For analyzing the movements of the participants, we used the tracked position of their wrists, we denote \(x_{ij}\) as the position at timepoint j in task i. For the first 11 tasks, we used the avatar screen coordinate vertical position for the right wrist. The choice of this coordinate is because the avatar has been scaled according to an initial estimate of the player’s arm length, making on-screen positions comparable between players. For the following 11 tasks, we used the corresponding coordinates for the left wrist. For each of the 22 tasks, we used measurements for the first second of play. The first second of the game is enough for the person to respond and start moving. We can see the contrast between a fast and slow reacting participant in Fig. 3. This yields, in the end, a total of \(p=20\times 22=440\) variables per participant. We denote \(m_{i_S}\) as the mean of the first three measurements for task i and \(m_{i_E}\) as the average for the last three measures for task i.

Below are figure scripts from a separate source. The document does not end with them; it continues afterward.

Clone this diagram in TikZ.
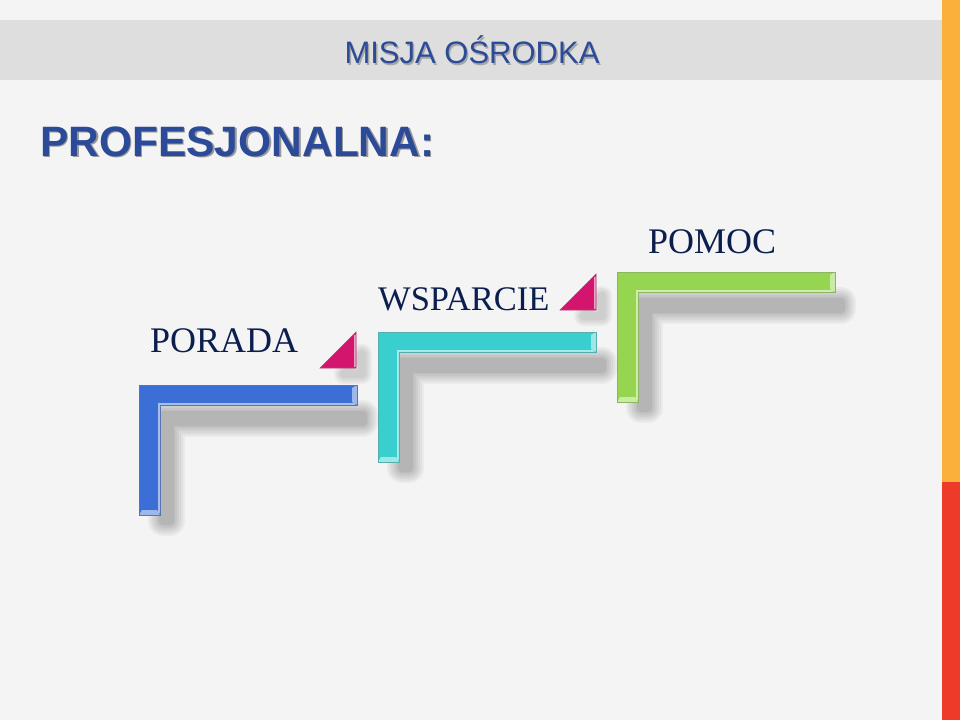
\documentclass[tikz,border=0pt]{standalone}
\usepackage{fontspec}
\setmainfont{Liberation Serif}
\newfontfamily\headfont{Liberation Sans}
\definecolor{bgcol}{HTML}{F4F4F4}
\definecolor{bandcol}{HTML}{DEDEDE}
\definecolor{stripeorange}{HTML}{FBB03B}
\definecolor{stripered}{HTML}{EE3A29}
\definecolor{titleblue}{HTML}{2B4A98}
\definecolor{labelnavy}{HTML}{0C1E4E}
\definecolor{stepblue}{HTML}{3B6FD5}
\definecolor{stepcyan}{HTML}{3ACFCF}
\definecolor{stepgreen}{HTML}{95D550}
\definecolor{arrowpink}{HTML}{D4156E}
\tikzset{
  headtitle/.style={font=\headfont\fontsize{31}{31}\selectfont, inner sep=0pt},
  bigtitle/.style={font=\headfont\bfseries\fontsize{42.5}{42.5}\selectfont, inner sep=0pt, anchor=base west},
  steplabel/.style={text=labelnavy, font=\fontsize{36}{36}\selectfont, inner sep=0pt, anchor=base west},
  softshadow/.style={black, opacity=0.04, line join=round}
}
\begin{document}
\begin{tikzpicture}[x=1pt,y=-1pt]
  % tlo
  \fill[bgcol] (0,0) rectangle (960,720);
  \useasboundingbox (0,0) rectangle (960,720);
  \fill[bandcol] (0,20) rectangle (942,80);
  \fill[stripeorange] (942,0) rectangle (960,482);
  \fill[stripered] (942,482) rectangle (960,720);

  % tytuly
  \node[headtitle, text=black!35] (misjashadow) at (473.5,51.5) {MISJA OŚRODKA};
  \node[headtitle, text=titleblue] (misja) at (472,50) {MISJA OŚRODKA};
  \node[bigtitle, text=black!40] (profshadow) at (41.5,157.5) {PROFESJONALNA:};
  \node[bigtitle, text=titleblue] (prof) at (40,156) {PROFESJONALNA:};

  % schodki
  \foreach \sx/\sy/\scol in {139/385/stepblue, 378/332/stepcyan, 617/272/stepgreen} {
    \foreach \w in {30,26,22,18,14,10,8}
      \draw[softshadow, line width=\w pt]
        (\sx+24,\sy+30) -- (\sx+224,\sy+30) -- (\sx+224,\sy+37) -- (\sx+31,\sy+37)
        -- (\sx+31,\sy+136) -- (\sx+24,\sy+136) -- cycle;
    \fill[\scol] (\sx,\sy) -- (\sx+218,\sy) -- (\sx+218,\sy+20) -- (\sx+21,\sy+20)
      -- (\sx+21,\sy+130) -- (\sx,\sy+130) -- cycle;
    \draw[\scol!45!white, line width=2pt] (\sx+20,\sy+128) -- (\sx+20,\sy+19) -- (\sx+216,\sy+19);
    \fill[\scol!50!white] (\sx+213,\sy+3) -- (\sx+218,\sy) -- (\sx+218,\sy+20) -- (\sx+213,\sy+17) -- cycle;
    \fill[\scol!50!white] (\sx+3,\sy+125) -- (\sx+18,\sy+125) -- (\sx+21,\sy+130) -- (\sx,\sy+130) -- cycle;
    \draw[\scol!60!gray, line width=0.8pt] (\sx,\sy) -- (\sx+218,\sy) -- (\sx+218,\sy+20) -- (\sx+21,\sy+20)
      -- (\sx+21,\sy+130) -- (\sx,\sy+130) -- cycle;
  }

  % trojkaty
  \foreach \tx/\ty in {356/368, 596/310} {
    \foreach \w in {20,16,12,8}
      \draw[softshadow, line width=\w pt] (\tx-12,\ty+6) -- (\tx+6,\ty+6) -- (\tx+6,\ty-14) -- cycle;
    \fill[arrowpink] (\tx-36,\ty) -- (\tx,\ty) -- (\tx,\ty-36) -- cycle;
    \draw[arrowpink!40!white, line width=1.5pt] (\tx-1,\ty-33) -- (\tx-1,\ty-1);
    \draw[arrowpink!60!gray, line width=0.6pt] (\tx-36,\ty) -- (\tx,\ty) -- (\tx,\ty-36) -- cycle;
  }

  % napisy
  \node[steplabel] (porada) at (150,352) {PORADA};
  \node[steplabel, font=\fontsize{34.5}{34.5}\selectfont] (wsparcie) at (378,310) {WSPARCIE};
  \node[steplabel] (pomoc) at (648,253) {POMOC};
\end{tikzpicture}
\end{document}
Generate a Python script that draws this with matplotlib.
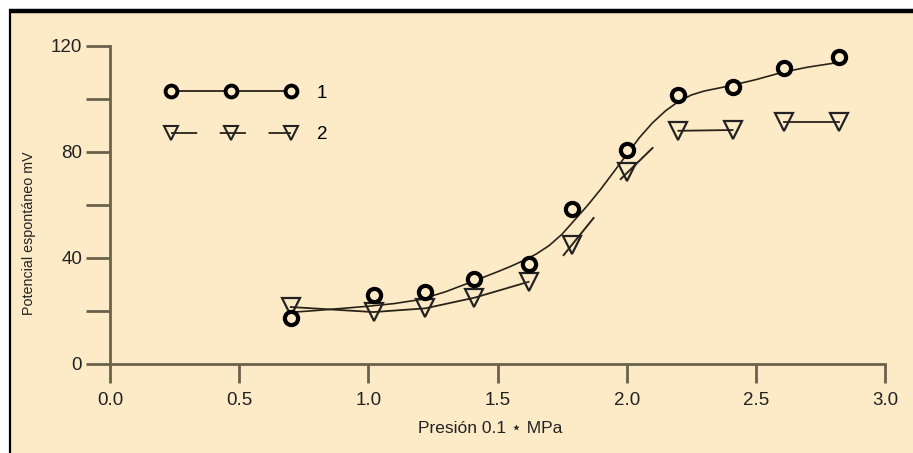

$$\begin{aligned} \tilde{x}_{ji} := \frac{x_{ji}-m_{i_S}}{|m_{i_S}-m_{i_E}|} \end{aligned}$$
(3)

We further scale the j-th measurement \(x_{ji}\) from task i as depicted in Eq. 3. Due to variation in the end and starting position, this scaling ensures that the data is more robust to reactions of the participants.

Fig. 3.
figure 3

Data used for the experiment, vertical position of two subjects’ hands over the first second of the 22 tasks. On the left we have a participant that generally reacts fast, on the right we have a more slow reacting individual.

We normalize the data before applying sparse ordinal regression by subtracting the mean for each variable and scaling the standard deviation to one. We report the balanced accuracy for leave one cross-validation, where we allow the regularization parameters \(\lambda _1\) and \(\lambda _2\) from Eq. 1 to be in the set \(\{0.1,0.01,0.001\}\). We perform this experiment for the four labels shown in Fig. 2. Note that the three variables for MDS-UPDRS were only measured for the Parkinson patients; thus the controls were assumed to have a score of zero.

4 Results

The leave one out cross-validation balanced-accuracy ranged from 38.8% for hand movement right to 48.1% for elbow rigidity. The corresponding confusion matrices are shown in Table 1. We can see that the predictions are somewhat accurate, although the LOO-CV most likely overestimates the real accuracy. Note that the best forecasts for class zero are in MDS-UPDRS 3.4a and SAS-4. We assume that the controls have a score of zero in the MDS-UPDRS variables since they were not measured, this may not be entirely correct, a few individuals in the control group had a score of one for SAS-4.

Table 1. Confusion matrices for predictions (with best performing regularization parameters) from the item left out in the leave one out cross-validation. Most of the predictions are concentrated around the correct label, but most of them have difficulties with the higher labels.

5 Conclusions

We have presented a novel approach for assessing the severity of upper body motor symptoms in PD. The novelty lies in the game-like environment, which has been proven to work both in the clinic, or in the patient’s home and the sparse ordinal regression for prediction the severity of motion disturbances. Longitudinal studies are needed to establish further the potential of this approach. Monitoring the movement in correspondence with the presence of pre-movement related symptoms has potential to create novel tools for early detection of PD.